Essas alterações são bem perceptíveis não apenas no andamento, mas também no ritmo, na forma de tocar, com uma percussão bem forte, diferente do que se via e ouvia no samba-enredo nos anos 1970 e 1980. O samba é muito complexo e permite variações e as escolas de samba foram incorporando muita coisa. Da Praça Onze à Marquês de Sapucaí, passando pela Rio Branco e a Presidente Vargas, as mudanças foram acontecendo. Nas escolas, os grandes sambas-enredo foram substituídos pelo visual, isso em decorrência dos espaços que os desfiles passaram a ocupar. Joãosinho Trinta me disse certa vez que seu carnaval tinha que ser para cima, para ser visto e apreciado pelas pessoas, devido ao posicionamento delas nas arquibancadas e nos camarotes do sambódromo.
No carnaval deste ano, em que a Portela classificou-se em terceiro lugar, você não participou do desfile. Houve algum motivo?
Em 2015 eu tive muitos compromissos e viagens e fui pouquíssimas vezes à Portela. Conversei com Monarco e falei para ele que não poderia participar do desfile, pois tinha alguns shows agendados durante o carnaval. Na véspera, vim a Brasília para um show fechado, e na semana seguinte fui convidado para fazer uma apresentação de abertura do carnaval, no Largo do Pelourinho, em comemoração ao centenário do samba. O show reuniu uma multidão vibrante. Depois voltei para o Rio e, como estava cansado, preferi ficar em casa.

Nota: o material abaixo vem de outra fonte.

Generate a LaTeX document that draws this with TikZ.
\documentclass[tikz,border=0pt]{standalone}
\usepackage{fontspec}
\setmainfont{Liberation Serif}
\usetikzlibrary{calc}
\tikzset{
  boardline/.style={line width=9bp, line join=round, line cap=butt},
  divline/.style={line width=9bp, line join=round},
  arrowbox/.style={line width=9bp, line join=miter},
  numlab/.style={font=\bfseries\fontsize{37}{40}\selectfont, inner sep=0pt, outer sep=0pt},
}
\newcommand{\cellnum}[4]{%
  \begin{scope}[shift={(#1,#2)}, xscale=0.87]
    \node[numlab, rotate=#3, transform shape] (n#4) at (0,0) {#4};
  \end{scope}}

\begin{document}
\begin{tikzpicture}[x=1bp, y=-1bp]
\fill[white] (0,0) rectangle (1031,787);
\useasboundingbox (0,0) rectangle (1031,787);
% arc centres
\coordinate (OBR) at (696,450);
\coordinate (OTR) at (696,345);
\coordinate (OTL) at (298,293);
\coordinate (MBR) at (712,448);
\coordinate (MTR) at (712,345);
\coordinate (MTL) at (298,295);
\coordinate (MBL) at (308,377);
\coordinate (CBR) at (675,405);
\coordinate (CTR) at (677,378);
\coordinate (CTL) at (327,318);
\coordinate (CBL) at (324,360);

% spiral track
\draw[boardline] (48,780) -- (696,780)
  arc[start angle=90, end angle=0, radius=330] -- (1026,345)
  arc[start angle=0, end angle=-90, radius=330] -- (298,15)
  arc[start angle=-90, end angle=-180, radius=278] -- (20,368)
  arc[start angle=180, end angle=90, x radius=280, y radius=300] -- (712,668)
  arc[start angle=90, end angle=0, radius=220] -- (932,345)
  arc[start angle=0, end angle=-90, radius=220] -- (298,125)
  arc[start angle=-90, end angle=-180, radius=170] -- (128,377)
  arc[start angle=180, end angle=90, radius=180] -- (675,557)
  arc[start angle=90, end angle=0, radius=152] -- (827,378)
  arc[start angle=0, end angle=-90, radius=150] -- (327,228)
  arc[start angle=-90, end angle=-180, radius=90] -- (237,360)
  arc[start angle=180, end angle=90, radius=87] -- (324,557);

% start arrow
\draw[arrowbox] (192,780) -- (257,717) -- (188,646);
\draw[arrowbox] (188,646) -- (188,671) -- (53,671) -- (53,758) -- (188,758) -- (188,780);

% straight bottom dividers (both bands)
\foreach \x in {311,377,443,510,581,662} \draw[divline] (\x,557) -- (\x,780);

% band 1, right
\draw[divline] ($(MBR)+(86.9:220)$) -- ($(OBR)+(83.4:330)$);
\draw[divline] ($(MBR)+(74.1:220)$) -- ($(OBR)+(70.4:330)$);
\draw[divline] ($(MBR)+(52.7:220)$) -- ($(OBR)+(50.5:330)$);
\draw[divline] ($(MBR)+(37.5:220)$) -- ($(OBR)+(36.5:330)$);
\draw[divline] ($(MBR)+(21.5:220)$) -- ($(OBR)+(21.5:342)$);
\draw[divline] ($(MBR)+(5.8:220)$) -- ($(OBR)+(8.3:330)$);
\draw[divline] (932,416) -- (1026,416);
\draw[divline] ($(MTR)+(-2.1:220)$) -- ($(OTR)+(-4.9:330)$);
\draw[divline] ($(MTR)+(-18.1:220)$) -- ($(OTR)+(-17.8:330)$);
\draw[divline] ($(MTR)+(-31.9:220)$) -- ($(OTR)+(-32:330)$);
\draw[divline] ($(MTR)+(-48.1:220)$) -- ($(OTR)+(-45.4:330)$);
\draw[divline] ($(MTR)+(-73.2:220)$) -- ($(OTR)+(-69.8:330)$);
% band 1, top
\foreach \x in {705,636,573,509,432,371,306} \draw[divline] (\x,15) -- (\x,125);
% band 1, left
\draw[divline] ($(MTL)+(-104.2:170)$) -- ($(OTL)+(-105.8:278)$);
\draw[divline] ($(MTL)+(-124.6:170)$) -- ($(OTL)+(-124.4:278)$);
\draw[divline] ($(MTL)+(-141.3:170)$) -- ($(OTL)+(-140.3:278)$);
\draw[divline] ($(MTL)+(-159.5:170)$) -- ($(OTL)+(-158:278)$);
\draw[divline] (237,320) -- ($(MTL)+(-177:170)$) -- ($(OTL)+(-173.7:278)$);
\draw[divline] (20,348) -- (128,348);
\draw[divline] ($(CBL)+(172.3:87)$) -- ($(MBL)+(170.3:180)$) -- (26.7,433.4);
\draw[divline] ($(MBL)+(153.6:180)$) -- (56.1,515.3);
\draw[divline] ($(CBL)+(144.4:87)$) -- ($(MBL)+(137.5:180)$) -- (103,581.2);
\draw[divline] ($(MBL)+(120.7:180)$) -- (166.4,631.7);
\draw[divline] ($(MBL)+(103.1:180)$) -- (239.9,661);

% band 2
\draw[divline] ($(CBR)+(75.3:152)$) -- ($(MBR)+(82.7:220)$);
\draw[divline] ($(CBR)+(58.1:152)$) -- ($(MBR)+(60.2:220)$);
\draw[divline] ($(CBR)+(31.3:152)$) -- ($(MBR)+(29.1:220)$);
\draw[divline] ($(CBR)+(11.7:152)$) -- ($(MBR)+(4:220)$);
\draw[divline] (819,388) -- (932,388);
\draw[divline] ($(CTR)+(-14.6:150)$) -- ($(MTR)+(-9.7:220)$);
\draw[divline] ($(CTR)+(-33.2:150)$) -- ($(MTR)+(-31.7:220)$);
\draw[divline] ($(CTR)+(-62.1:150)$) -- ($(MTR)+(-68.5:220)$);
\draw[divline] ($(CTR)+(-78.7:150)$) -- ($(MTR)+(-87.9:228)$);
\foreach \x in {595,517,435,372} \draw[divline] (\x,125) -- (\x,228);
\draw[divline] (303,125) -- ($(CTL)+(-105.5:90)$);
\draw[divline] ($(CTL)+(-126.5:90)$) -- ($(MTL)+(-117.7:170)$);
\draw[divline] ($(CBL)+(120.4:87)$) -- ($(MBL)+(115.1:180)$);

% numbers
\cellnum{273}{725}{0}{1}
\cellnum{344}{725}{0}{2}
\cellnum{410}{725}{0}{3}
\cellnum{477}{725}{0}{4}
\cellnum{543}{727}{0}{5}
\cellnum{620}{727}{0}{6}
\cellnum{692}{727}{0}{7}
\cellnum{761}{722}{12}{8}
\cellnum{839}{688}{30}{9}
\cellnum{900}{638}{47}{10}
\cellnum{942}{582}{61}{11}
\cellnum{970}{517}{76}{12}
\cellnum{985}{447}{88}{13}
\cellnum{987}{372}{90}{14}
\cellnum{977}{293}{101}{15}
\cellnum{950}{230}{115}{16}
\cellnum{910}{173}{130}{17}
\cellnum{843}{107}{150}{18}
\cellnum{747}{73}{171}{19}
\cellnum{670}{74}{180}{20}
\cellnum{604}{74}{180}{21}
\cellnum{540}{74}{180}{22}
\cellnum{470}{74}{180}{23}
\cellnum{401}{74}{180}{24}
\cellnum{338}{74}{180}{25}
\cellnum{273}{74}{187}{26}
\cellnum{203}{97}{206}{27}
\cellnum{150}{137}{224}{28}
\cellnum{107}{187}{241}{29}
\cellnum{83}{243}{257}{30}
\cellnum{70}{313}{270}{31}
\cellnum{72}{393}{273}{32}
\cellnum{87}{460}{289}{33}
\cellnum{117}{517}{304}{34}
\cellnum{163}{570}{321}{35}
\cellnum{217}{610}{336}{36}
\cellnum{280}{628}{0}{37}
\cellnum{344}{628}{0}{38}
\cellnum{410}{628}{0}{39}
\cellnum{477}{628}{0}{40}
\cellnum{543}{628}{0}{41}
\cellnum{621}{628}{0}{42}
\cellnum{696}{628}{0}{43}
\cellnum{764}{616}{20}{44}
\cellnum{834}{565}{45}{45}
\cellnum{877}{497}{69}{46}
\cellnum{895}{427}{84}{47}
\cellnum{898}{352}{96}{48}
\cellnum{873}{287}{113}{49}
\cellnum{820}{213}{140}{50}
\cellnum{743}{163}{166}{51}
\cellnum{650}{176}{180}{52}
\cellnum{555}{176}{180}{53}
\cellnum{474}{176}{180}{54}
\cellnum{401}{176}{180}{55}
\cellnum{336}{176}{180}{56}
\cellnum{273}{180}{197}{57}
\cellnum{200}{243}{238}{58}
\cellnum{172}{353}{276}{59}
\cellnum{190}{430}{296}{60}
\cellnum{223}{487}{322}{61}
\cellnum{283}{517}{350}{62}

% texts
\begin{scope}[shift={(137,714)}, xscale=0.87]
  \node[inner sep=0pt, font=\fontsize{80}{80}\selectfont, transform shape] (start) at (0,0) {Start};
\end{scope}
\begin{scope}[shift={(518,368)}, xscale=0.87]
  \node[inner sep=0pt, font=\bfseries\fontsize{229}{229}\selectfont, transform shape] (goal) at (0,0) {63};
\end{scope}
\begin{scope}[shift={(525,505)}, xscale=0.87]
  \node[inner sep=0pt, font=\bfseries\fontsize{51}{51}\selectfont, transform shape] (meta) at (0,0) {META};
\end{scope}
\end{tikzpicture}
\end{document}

Não fui também a Madureira para o desfile do bloco Timoneiros da Viola, criado há quatro anos para me homenagear.
No fim do ano passado foi lançado no formato CD o Samba na madrugada, que você gravou com Elton Medeiros em 1966 e saiu, originalmente, em LP. Você vê esse disco como um marco em sua obra?
O Elton e eu formamos no Voz do Morro, que contava ainda com músicos, compositores e cantores originários do musical Rosa de Ouro, produzido pelo Hermínio Belo de Carvalho. Esse espetáculo foi responsável por promover o retorno de Aracy Cortes e o lançamento de Clementina de Jesus. Aí fomos convidados pela RGE para gravar o Sama na madrugada, lançado em 1966. Depois saiu em CD e, mais recentemente, um novo relançamento.

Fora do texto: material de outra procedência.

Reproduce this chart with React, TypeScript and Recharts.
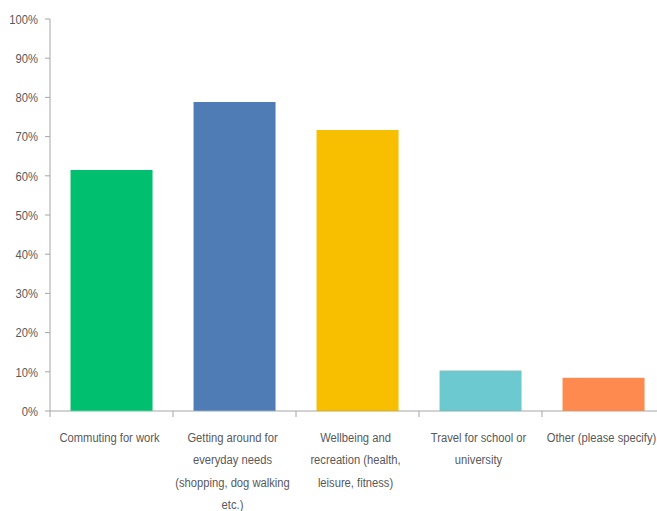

Por falar em disco, há plano de lançar algum álbum neste ano?
Olha, tenho trabalhado bastante. Fiz o show dos 50 anos de carreira em algumas capitais, mas não pude levar a outras. Tenho composto também, mas não tanto quanto gostaria. Fiz um samba intitulado Um cara bacana, para o Elton (Medeiros), que ele gravou no disco comemorativo dos 80 anos. Fiz também Bloco do amor, para a Beatriz (Faria), minha filha, que fará parte do primeiro CD dela. Mas pretendo lançar um disco de composições inéditas neste ano. Há, ainda, outros dois gravados ao vivo no Teatro Cecap, em São Paulo, há algum tempo, cujo resultado gostei bastante, que ainda não foram lançados.